[Source records]
(begin)

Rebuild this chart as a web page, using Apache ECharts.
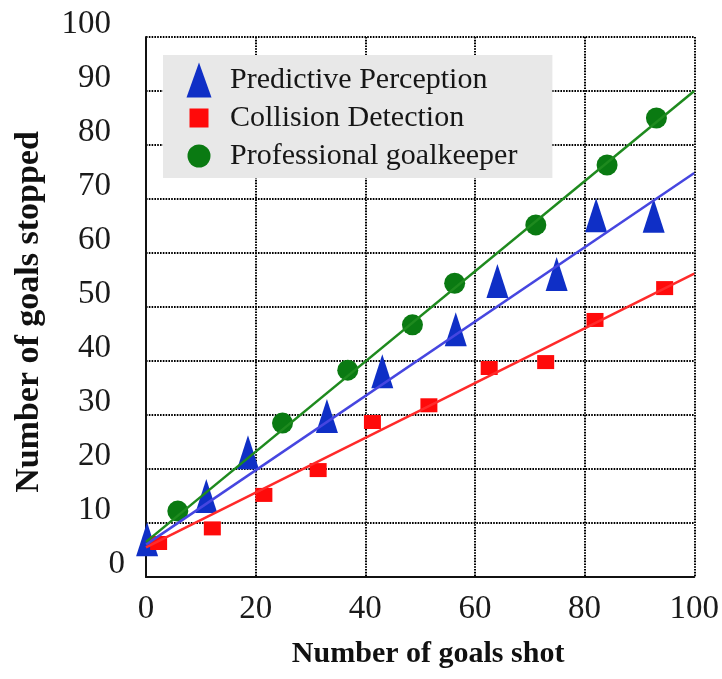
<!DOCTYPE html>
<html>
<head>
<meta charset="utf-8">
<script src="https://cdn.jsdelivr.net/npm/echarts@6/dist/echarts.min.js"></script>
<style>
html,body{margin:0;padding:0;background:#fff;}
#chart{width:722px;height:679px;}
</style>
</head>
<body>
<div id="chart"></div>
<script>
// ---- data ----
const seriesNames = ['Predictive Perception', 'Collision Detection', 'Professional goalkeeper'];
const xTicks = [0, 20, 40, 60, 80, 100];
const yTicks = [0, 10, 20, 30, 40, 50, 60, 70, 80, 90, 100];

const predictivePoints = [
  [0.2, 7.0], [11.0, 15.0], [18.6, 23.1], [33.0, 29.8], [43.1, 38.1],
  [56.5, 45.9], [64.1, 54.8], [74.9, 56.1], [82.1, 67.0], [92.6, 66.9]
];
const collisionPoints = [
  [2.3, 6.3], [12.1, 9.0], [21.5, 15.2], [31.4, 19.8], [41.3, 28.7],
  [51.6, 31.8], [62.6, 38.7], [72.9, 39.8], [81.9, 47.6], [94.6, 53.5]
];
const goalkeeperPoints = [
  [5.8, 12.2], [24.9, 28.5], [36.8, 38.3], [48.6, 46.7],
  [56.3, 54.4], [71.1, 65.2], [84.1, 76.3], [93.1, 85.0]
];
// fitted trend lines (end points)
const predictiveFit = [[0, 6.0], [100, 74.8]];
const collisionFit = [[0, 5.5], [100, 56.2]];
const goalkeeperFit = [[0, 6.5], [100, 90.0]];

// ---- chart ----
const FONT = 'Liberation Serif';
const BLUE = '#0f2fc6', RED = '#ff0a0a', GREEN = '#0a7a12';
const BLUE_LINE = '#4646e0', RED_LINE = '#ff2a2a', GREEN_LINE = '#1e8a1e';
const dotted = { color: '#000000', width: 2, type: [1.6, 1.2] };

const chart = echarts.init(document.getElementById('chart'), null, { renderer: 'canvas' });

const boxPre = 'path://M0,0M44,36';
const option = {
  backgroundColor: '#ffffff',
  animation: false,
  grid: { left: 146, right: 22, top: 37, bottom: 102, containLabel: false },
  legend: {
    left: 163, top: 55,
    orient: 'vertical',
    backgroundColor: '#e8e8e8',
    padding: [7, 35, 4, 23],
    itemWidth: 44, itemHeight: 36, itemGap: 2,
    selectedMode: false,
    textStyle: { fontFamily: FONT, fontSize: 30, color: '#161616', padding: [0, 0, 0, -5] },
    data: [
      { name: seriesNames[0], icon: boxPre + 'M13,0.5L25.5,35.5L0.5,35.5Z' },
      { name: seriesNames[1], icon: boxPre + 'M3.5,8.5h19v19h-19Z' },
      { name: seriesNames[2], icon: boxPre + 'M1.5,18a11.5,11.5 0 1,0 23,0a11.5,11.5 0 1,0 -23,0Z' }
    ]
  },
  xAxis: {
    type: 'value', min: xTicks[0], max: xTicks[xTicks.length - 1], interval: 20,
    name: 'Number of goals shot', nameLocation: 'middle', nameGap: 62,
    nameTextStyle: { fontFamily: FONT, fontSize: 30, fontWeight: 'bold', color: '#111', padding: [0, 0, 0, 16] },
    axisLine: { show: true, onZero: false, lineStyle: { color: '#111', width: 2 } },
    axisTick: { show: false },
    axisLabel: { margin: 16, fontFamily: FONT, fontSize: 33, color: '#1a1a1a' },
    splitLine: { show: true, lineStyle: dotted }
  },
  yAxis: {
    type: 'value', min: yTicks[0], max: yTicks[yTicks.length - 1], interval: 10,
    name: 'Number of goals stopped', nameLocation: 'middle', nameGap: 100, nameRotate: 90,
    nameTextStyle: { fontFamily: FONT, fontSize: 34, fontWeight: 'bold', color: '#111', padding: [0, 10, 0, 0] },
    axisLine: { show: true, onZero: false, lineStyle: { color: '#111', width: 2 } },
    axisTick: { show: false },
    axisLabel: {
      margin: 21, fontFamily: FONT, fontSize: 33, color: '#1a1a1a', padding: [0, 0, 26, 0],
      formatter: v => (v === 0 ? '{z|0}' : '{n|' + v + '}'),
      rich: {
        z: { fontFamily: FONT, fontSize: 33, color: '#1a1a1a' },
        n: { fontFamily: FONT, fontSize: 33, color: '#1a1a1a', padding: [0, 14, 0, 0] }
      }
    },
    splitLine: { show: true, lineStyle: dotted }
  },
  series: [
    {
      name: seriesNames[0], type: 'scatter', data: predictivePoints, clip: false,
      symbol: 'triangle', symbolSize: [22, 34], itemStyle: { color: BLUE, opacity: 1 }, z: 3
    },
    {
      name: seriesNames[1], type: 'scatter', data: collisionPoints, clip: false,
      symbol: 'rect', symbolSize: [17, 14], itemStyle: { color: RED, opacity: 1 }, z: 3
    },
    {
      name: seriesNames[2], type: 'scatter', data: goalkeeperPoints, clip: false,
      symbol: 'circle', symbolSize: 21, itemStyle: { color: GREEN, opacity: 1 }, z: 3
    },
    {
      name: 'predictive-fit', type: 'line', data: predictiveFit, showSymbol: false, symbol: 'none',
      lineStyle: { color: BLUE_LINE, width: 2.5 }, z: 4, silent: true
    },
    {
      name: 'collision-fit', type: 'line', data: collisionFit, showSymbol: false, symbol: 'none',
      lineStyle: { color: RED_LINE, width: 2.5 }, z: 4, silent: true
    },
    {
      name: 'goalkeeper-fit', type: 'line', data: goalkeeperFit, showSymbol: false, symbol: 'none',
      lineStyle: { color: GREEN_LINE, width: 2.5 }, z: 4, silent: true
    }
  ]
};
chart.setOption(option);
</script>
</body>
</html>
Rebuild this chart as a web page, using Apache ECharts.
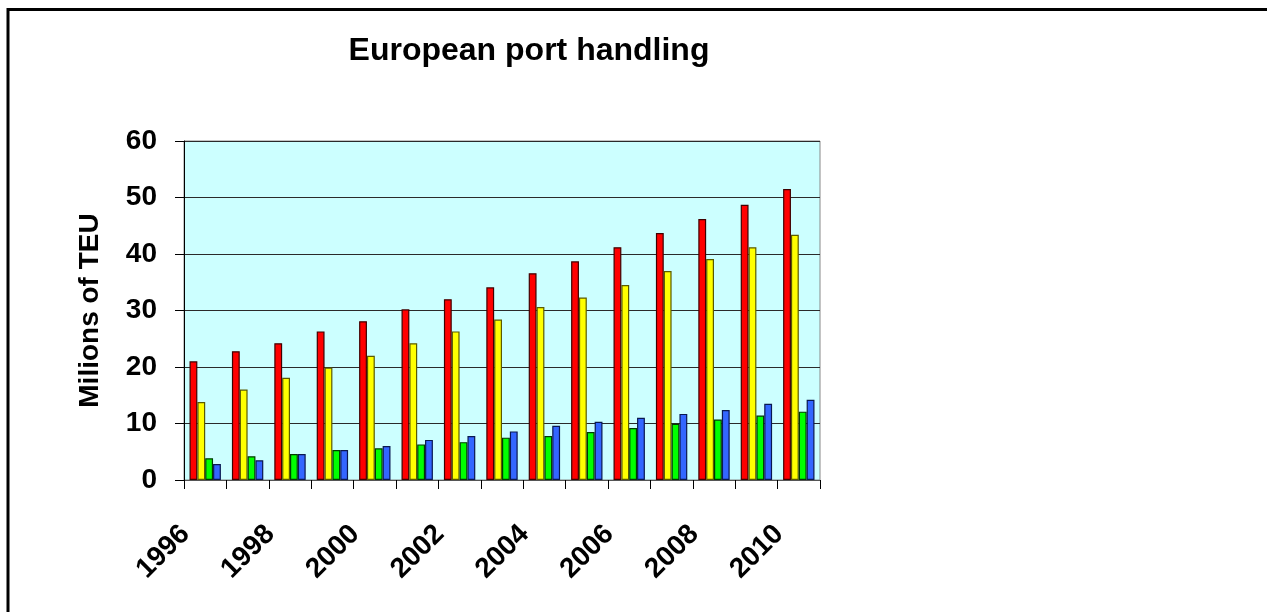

(end)

— Given problem —
Copy nothing past the line containing "const goalkeeperFit = [[0, 6.5], [100, 90.0]];": reproduce every line from the start of the records up to it, skipping pictures.

— Problem solution —
Rebuild this chart as a web page, using Apache ECharts.
<!DOCTYPE html>
<html>
<head>
<meta charset="utf-8">
<script src="https://cdn.jsdelivr.net/npm/echarts@6/dist/echarts.min.js"></script>
<style>
html,body{margin:0;padding:0;background:#fff;}
#chart{width:722px;height:679px;}
</style>
</head>
<body>
<div id="chart"></div>
<script>
// ---- data ----
const seriesNames = ['Predictive Perception', 'Collision Detection', 'Professional goalkeeper'];
const xTicks = [0, 20, 40, 60, 80, 100];
const yTicks = [0, 10, 20, 30, 40, 50, 60, 70, 80, 90, 100];

const predictivePoints = [
  [0.2, 7.0], [11.0, 15.0], [18.6, 23.1], [33.0, 29.8], [43.1, 38.1],
  [56.5, 45.9], [64.1, 54.8], [74.9, 56.1], [82.1, 67.0], [92.6, 66.9]
];
const collisionPoints = [
  [2.3, 6.3], [12.1, 9.0], [21.5, 15.2], [31.4, 19.8], [41.3, 28.7],
  [51.6, 31.8], [62.6, 38.7], [72.9, 39.8], [81.9, 47.6], [94.6, 53.5]
];
const goalkeeperPoints = [
  [5.8, 12.2], [24.9, 28.5], [36.8, 38.3], [48.6, 46.7],
  [56.3, 54.4], [71.1, 65.2], [84.1, 76.3], [93.1, 85.0]
];
// fitted trend lines (end points)
const predictiveFit = [[0, 6.0], [100, 74.8]];
const collisionFit = [[0, 5.5], [100, 56.2]];
const goalkeeperFit = [[0, 6.5], [100, 90.0]];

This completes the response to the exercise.